» WHAT TO PRODUCE
Leave out the images; return the rest of the data exactly.

» RAW DATA
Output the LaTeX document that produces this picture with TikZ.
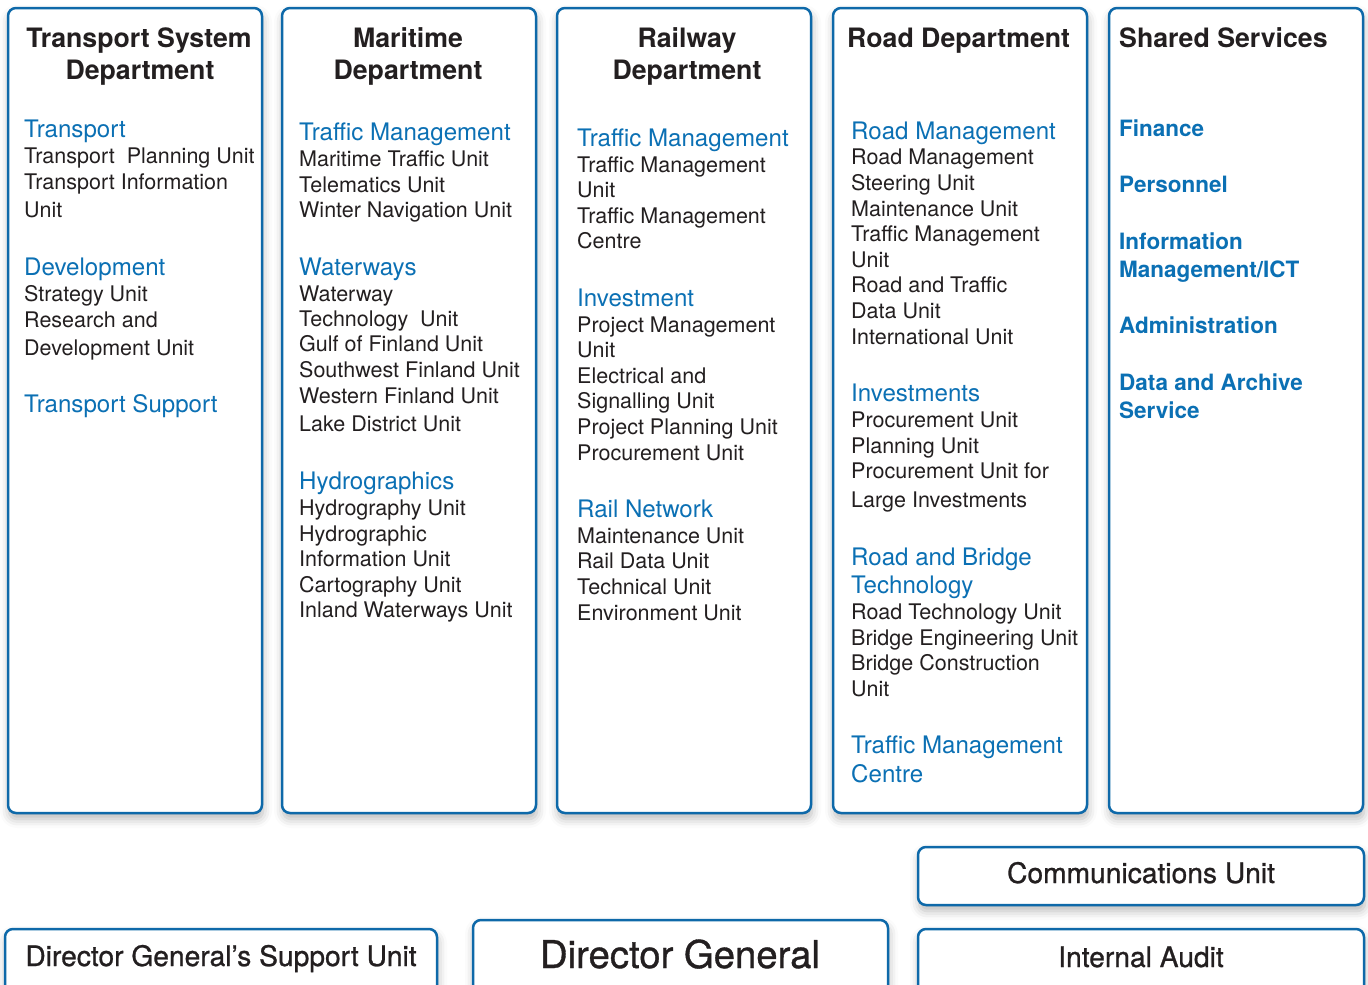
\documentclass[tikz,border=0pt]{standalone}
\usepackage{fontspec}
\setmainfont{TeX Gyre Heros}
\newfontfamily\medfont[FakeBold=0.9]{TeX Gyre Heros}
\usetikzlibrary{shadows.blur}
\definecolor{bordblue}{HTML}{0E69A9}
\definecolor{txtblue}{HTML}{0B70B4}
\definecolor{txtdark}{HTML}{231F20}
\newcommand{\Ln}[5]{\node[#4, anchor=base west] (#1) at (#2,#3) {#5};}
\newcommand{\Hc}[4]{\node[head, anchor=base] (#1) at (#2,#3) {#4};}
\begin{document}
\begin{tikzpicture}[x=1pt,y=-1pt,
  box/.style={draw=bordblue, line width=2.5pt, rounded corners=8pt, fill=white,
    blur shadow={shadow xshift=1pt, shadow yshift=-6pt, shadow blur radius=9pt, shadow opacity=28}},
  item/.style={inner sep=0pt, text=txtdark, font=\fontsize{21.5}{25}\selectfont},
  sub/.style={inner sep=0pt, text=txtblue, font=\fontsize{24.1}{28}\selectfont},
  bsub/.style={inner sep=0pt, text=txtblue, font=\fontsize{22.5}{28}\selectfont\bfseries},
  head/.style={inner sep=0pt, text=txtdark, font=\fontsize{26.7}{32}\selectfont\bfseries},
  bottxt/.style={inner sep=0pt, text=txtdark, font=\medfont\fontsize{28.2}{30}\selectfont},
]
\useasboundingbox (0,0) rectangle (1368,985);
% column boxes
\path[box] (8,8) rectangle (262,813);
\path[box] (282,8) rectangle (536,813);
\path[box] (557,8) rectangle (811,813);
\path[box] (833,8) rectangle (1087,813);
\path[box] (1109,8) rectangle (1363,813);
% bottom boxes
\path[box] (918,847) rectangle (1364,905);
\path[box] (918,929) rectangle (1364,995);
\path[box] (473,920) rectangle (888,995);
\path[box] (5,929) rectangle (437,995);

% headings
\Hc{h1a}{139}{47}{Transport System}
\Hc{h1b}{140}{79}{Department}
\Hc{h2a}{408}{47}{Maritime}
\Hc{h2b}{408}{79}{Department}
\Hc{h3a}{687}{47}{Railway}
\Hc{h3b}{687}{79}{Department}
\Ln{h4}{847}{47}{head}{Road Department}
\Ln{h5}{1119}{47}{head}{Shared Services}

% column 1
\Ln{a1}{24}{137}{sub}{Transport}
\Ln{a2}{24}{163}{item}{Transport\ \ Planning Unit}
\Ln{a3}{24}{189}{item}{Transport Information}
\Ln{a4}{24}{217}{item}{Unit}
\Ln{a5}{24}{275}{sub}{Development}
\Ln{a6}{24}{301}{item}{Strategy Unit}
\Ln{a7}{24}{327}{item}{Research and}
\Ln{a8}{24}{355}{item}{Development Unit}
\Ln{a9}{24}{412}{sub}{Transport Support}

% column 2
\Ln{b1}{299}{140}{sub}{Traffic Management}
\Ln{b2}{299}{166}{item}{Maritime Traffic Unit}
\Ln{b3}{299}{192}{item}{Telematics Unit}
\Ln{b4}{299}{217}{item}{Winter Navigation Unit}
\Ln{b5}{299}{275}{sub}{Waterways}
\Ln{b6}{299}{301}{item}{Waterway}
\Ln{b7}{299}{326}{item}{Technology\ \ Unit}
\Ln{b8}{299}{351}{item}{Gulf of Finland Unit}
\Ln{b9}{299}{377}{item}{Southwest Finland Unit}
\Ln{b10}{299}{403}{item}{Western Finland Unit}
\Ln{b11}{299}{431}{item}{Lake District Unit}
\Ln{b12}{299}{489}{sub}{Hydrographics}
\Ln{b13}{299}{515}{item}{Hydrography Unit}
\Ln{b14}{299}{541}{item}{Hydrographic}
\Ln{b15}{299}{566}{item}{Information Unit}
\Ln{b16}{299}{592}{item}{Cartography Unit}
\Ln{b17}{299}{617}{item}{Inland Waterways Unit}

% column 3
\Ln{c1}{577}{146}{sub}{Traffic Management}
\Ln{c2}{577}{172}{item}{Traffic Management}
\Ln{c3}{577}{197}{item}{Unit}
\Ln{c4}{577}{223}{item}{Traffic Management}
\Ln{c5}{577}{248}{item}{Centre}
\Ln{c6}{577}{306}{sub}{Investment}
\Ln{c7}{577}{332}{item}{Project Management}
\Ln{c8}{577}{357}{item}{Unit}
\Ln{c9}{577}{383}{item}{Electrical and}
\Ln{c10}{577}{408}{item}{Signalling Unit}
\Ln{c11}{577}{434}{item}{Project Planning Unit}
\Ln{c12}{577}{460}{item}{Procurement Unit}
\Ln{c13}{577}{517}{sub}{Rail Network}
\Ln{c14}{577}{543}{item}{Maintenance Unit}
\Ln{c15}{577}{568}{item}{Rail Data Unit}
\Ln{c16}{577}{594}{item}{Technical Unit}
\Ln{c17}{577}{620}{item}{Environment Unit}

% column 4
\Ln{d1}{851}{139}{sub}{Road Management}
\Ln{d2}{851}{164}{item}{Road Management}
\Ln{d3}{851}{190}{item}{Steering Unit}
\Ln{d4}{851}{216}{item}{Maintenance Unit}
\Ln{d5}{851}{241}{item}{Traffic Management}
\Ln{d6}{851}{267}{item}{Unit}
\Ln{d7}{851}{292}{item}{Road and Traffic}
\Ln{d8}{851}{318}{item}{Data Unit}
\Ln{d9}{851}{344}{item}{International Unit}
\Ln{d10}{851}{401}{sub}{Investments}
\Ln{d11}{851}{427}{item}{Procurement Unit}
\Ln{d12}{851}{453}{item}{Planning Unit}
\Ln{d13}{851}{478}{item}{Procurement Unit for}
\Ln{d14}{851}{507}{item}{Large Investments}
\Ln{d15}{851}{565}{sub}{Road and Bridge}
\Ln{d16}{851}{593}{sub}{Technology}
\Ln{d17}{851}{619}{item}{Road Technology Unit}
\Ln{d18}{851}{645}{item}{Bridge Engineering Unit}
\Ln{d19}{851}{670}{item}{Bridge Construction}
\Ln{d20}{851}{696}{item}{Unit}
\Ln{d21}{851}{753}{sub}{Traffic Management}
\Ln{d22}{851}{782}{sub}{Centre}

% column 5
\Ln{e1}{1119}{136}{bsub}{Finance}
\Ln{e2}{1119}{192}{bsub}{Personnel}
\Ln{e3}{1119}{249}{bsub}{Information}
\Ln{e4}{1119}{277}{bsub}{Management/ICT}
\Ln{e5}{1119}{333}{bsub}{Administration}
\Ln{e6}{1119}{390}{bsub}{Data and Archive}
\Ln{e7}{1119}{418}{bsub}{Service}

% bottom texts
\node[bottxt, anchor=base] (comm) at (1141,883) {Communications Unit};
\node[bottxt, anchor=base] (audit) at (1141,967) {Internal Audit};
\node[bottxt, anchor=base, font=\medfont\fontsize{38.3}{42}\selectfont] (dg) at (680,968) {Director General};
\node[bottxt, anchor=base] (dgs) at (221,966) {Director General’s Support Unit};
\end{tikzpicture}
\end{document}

» RESULT OF THIS TASK
Output the LaTeX document that produces this picture with TikZ.
\documentclass[tikz,border=0pt]{standalone}
\usepackage{fontspec}
\setmainfont{TeX Gyre Heros}
\newfontfamily\medfont[FakeBold=0.9]{TeX Gyre Heros}
\usetikzlibrary{shadows.blur}
\definecolor{bordblue}{HTML}{0E69A9}
\definecolor{txtblue}{HTML}{0B70B4}
\definecolor{txtdark}{HTML}{231F20}
\newcommand{\Ln}[5]{\node[#4, anchor=base west] (#1) at (#2,#3) {#5};}
\newcommand{\Hc}[4]{\node[head, anchor=base] (#1) at (#2,#3) {#4};}
\begin{document}
\begin{tikzpicture}[x=1pt,y=-1pt,
  box/.style={draw=bordblue, line width=2.5pt, rounded corners=8pt, fill=white,
    blur shadow={shadow xshift=1pt, shadow yshift=-6pt, shadow blur radius=9pt, shadow opacity=28}},
  item/.style={inner sep=0pt, text=txtdark, font=\fontsize{21.5}{25}\selectfont},
  sub/.style={inner sep=0pt, text=txtblue, font=\fontsize{24.1}{28}\selectfont},
  bsub/.style={inner sep=0pt, text=txtblue, font=\fontsize{22.5}{28}\selectfont\bfseries},
  head/.style={inner sep=0pt, text=txtdark, font=\fontsize{26.7}{32}\selectfont\bfseries},
  bottxt/.style={inner sep=0pt, text=txtdark, font=\medfont\fontsize{28.2}{30}\selectfont},
]
\useasboundingbox (0,0) rectangle (1368,985);
% column boxes
\path[box] (8,8) rectangle (262,813);
\path[box] (282,8) rectangle (536,813);
\path[box] (557,8) rectangle (811,813);
\path[box] (833,8) rectangle (1087,813);
\path[box] (1109,8) rectangle (1363,813);
% bottom boxes
\path[box] (918,847) rectangle (1364,905);
\path[box] (918,929) rectangle (1364,995);
\path[box] (473,920) rectangle (888,995);
\path[box] (5,929) rectangle (437,995);

% headings
\Hc{h1a}{139}{47}{Transport System}
\Hc{h1b}{140}{79}{Department}
\Hc{h2a}{408}{47}{Maritime}
\Hc{h2b}{408}{79}{Department}
\Hc{h3a}{687}{47}{Railway}
\Hc{h3b}{687}{79}{Department}
\Ln{h4}{847}{47}{head}{Road Department}
\Ln{h5}{1119}{47}{head}{Shared Services}

% column 1
\Ln{a1}{24}{137}{sub}{Transport}
\Ln{a2}{24}{163}{item}{Transport\ \ Planning Unit}
\Ln{a3}{24}{189}{item}{Transport Information}
\Ln{a4}{24}{217}{item}{Unit}
\Ln{a5}{24}{275}{sub}{Development}
\Ln{a6}{24}{301}{item}{Strategy Unit}
\Ln{a7}{24}{327}{item}{Research and}
\Ln{a8}{24}{355}{item}{Development Unit}
\Ln{a9}{24}{412}{sub}{Transport Support}

% column 2
\Ln{b1}{299}{140}{sub}{Traffic Management}
\Ln{b2}{299}{166}{item}{Maritime Traffic Unit}
\Ln{b3}{299}{192}{item}{Telematics Unit}
\Ln{b4}{299}{217}{item}{Winter Navigation Unit}
\Ln{b5}{299}{275}{sub}{Waterways}
\Ln{b6}{299}{301}{item}{Waterway}
\Ln{b7}{299}{326}{item}{Technology\ \ Unit}
\Ln{b8}{299}{351}{item}{Gulf of Finland Unit}
\Ln{b9}{299}{377}{item}{Southwest Finland Unit}
\Ln{b10}{299}{403}{item}{Western Finland Unit}
\Ln{b11}{299}{431}{item}{Lake District Unit}
\Ln{b12}{299}{489}{sub}{Hydrographics}
\Ln{b13}{299}{515}{item}{Hydrography Unit}
\Ln{b14}{299}{541}{item}{Hydrographic}
\Ln{b15}{299}{566}{item}{Information Unit}
\Ln{b16}{299}{592}{item}{Cartography Unit}
\Ln{b17}{299}{617}{item}{Inland Waterways Unit}

% column 3
\Ln{c1}{577}{146}{sub}{Traffic Management}
\Ln{c2}{577}{172}{item}{Traffic Management}
\Ln{c3}{577}{197}{item}{Unit}
\Ln{c4}{577}{223}{item}{Traffic Management}
\Ln{c5}{577}{248}{item}{Centre}
\Ln{c6}{577}{306}{sub}{Investment}
\Ln{c7}{577}{332}{item}{Project Management}
\Ln{c8}{577}{357}{item}{Unit}
\Ln{c9}{577}{383}{item}{Electrical and}
\Ln{c10}{577}{408}{item}{Signalling Unit}
\Ln{c11}{577}{434}{item}{Project Planning Unit}
\Ln{c12}{577}{460}{item}{Procurement Unit}
\Ln{c13}{577}{517}{sub}{Rail Network}
\Ln{c14}{577}{543}{item}{Maintenance Unit}
\Ln{c15}{577}{568}{item}{Rail Data Unit}
\Ln{c16}{577}{594}{item}{Technical Unit}
\Ln{c17}{577}{620}{item}{Environment Unit}

% column 4
\Ln{d1}{851}{139}{sub}{Road Management}
\Ln{d2}{851}{164}{item}{Road Management}
\Ln{d3}{851}{190}{item}{Steering Unit}
\Ln{d4}{851}{216}{item}{Maintenance Unit}
\Ln{d5}{851}{241}{item}{Traffic Management}
\Ln{d6}{851}{267}{item}{Unit}
\Ln{d7}{851}{292}{item}{Road and Traffic}
\Ln{d8}{851}{318}{item}{Data Unit}
\Ln{d9}{851}{344}{item}{International Unit}
\Ln{d10}{851}{401}{sub}{Investments}
\Ln{d11}{851}{427}{item}{Procurement Unit}
\Ln{d12}{851}{453}{item}{Planning Unit}
\Ln{d13}{851}{478}{item}{Procurement Unit for}
\Ln{d14}{851}{507}{item}{Large Investments}
\Ln{d15}{851}{565}{sub}{Road and Bridge}
\Ln{d16}{851}{593}{sub}{Technology}
\Ln{d17}{851}{619}{item}{Road Technology Unit}
\Ln{d18}{851}{645}{item}{Bridge Engineering Unit}
\Ln{d19}{851}{670}{item}{Bridge Construction}
\Ln{d20}{851}{696}{item}{Unit}
\Ln{d21}{851}{753}{sub}{Traffic Management}
\Ln{d22}{851}{782}{sub}{Centre}

% column 5
\Ln{e1}{1119}{136}{bsub}{Finance}
\Ln{e2}{1119}{192}{bsub}{Personnel}
\Ln{e3}{1119}{249}{bsub}{Information}
\Ln{e4}{1119}{277}{bsub}{Management/ICT}
\Ln{e5}{1119}{333}{bsub}{Administration}
\Ln{e6}{1119}{390}{bsub}{Data and Archive}
\Ln{e7}{1119}{418}{bsub}{Service}

% bottom texts
\node[bottxt, anchor=base] (comm) at (1141,883) {Communications Unit};
\node[bottxt, anchor=base] (audit) at (1141,967) {Internal Audit};
\node[bottxt, anchor=base, font=\medfont\fontsize{38.3}{42}\selectfont] (dg) at (680,968) {Director General};
\node[bottxt, anchor=base] (dgs) at (221,966) {Director General’s Support Unit};
\end{tikzpicture}
\end{document}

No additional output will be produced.